§ **Brief**: Repeat the material exactly from its first line to the line that includes "return (T + PH - p) / PH". Skip pictures.

§ **Data section**:

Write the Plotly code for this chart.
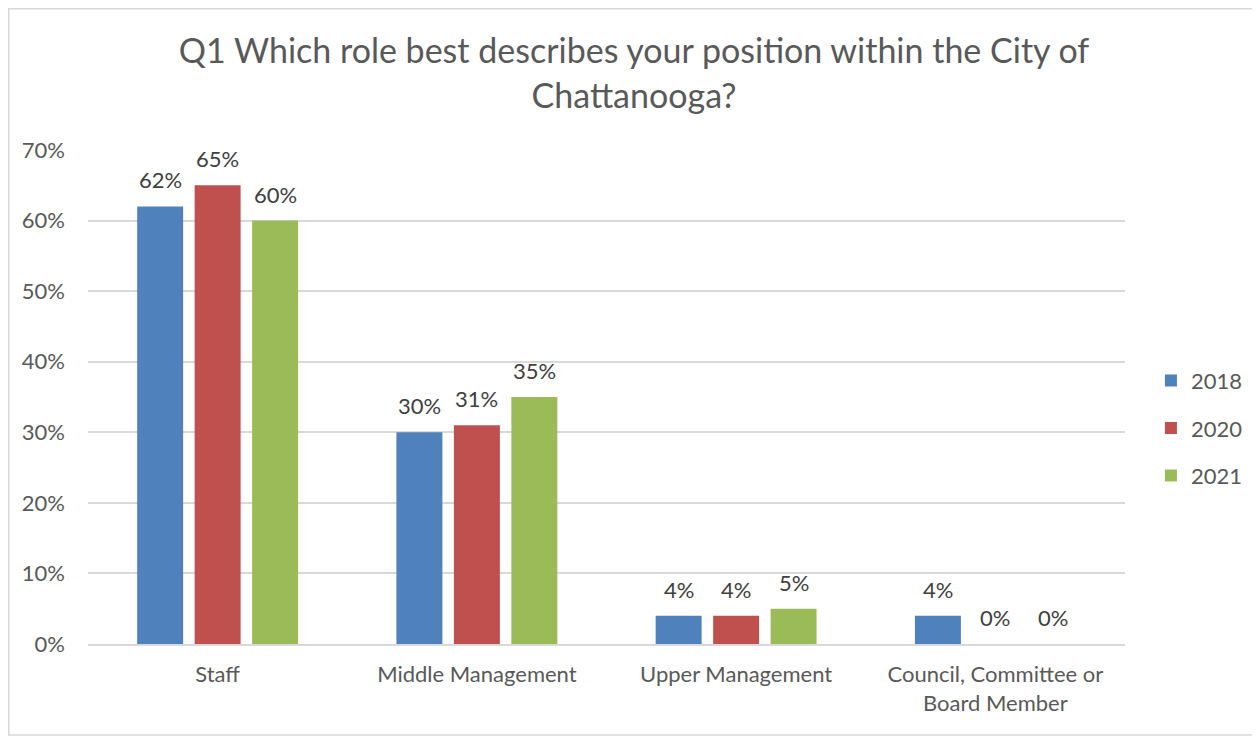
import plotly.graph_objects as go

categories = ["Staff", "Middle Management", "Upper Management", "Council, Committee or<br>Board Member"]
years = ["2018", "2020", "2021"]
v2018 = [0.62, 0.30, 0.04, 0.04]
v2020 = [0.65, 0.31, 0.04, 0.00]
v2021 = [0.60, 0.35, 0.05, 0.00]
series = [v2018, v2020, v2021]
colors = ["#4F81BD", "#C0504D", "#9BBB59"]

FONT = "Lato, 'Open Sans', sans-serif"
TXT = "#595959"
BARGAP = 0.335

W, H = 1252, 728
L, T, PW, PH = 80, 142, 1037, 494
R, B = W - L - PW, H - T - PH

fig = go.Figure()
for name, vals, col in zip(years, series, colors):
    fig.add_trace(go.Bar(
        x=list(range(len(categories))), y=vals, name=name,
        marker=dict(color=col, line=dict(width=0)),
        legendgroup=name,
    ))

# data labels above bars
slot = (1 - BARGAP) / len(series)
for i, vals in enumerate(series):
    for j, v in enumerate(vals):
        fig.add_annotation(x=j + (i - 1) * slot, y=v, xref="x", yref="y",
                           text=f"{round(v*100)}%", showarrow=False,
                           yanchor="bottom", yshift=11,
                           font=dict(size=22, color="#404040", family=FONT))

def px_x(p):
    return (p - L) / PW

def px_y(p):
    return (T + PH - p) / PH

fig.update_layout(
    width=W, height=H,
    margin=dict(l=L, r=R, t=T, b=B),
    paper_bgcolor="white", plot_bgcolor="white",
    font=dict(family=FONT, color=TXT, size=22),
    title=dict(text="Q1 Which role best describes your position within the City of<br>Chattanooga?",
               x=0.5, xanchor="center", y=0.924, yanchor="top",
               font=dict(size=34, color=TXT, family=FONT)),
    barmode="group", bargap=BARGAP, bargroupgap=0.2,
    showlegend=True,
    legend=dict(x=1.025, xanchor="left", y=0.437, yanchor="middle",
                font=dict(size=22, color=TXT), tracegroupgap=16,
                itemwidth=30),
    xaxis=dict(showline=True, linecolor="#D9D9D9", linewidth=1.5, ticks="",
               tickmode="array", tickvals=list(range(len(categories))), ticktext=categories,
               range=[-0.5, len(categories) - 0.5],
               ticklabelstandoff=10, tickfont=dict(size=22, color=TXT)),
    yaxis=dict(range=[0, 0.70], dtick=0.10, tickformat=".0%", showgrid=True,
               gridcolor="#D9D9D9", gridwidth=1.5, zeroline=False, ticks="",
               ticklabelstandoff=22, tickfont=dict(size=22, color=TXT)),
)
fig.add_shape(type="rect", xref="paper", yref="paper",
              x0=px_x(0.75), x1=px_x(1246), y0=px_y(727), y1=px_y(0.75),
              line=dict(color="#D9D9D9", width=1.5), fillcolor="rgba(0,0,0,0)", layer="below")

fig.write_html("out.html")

§ **Written reply**:
Write the Plotly code for this chart.
import plotly.graph_objects as go

categories = ["Staff", "Middle Management", "Upper Management", "Council, Committee or<br>Board Member"]
years = ["2018", "2020", "2021"]
v2018 = [0.62, 0.30, 0.04, 0.04]
v2020 = [0.65, 0.31, 0.04, 0.00]
v2021 = [0.60, 0.35, 0.05, 0.00]
series = [v2018, v2020, v2021]
colors = ["#4F81BD", "#C0504D", "#9BBB59"]

FONT = "Lato, 'Open Sans', sans-serif"
TXT = "#595959"
BARGAP = 0.335

W, H = 1252, 728
L, T, PW, PH = 80, 142, 1037, 494
R, B = W - L - PW, H - T - PH

fig = go.Figure()
for name, vals, col in zip(years, series, colors):
    fig.add_trace(go.Bar(
        x=list(range(len(categories))), y=vals, name=name,
        marker=dict(color=col, line=dict(width=0)),
        legendgroup=name,
    ))

# data labels above bars
slot = (1 - BARGAP) / len(series)
for i, vals in enumerate(series):
    for j, v in enumerate(vals):
        fig.add_annotation(x=j + (i - 1) * slot, y=v, xref="x", yref="y",
                           text=f"{round(v*100)}%", showarrow=False,
                           yanchor="bottom", yshift=11,
                           font=dict(size=22, color="#404040", family=FONT))

def px_x(p):
    return (p - L) / PW

def px_y(p):
    return (T + PH - p) / PH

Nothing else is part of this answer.